Person and Eros is probably one of the most important theological works to be published in Greece in the twentieth century. It addresses the question of how we encounter the ultimate reality we call God. Christos Yannaras argues that the intellectual ascent to first principles which is characteristic of the Western philosophical tradition is based on mistaken premises. We cannot encounter reality simply through conceptual knowledge. The knowledge of truth is not exhausted in its linguistic expression; it is acquired through immediate experience. Yannaras thus leads us by way of the problem of knowledge to a theological vision of union with the supreme mode of loving self-transcending and self-offering being. Norman Russell's lucid translation makes this vision accessible for the first time to English-speaking readers.
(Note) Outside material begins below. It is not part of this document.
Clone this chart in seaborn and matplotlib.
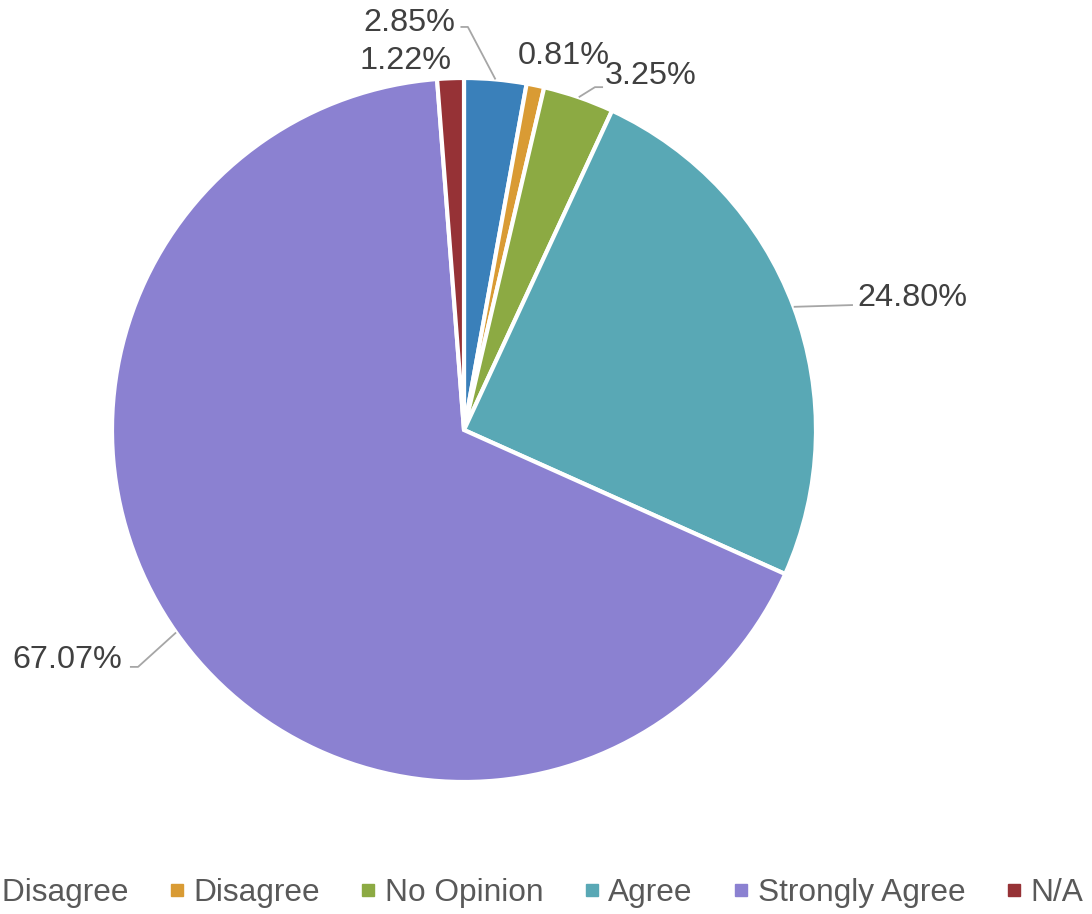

"Christos Yannaras has been for several decades one of the most prolific, original and contemporary Orthodox writers in Greece. He is perhaps one of the most significant Christian philosophers in Europe, and it is wonderful to be able to welcome this sustained enterprise in making him accessible to English-speaking audiences." -Rowan Williams, Archbishop of Canterbury
"A work of enormous scope, animated by intellectual passion and written with lucidity and rigor, it will remain one of the most significant products of Greek thought in the twentieth century." -Bassilio Petra, Professor of Ethics at Facolta Teologica Dell'Italia Centrale
Christos Yannaras is Professor Emeritus of Philosophy at the Panteion University of Social and Political Sciences, Athens. Born in Athens in 1935, he studied at the Universities of Athens, Thessalonica, Bonn and Paris. He holds doctorates in philosophy from Sorbonne and in theology from Thessalonica. The author of more than twenty books, he has been translated into a number of languages.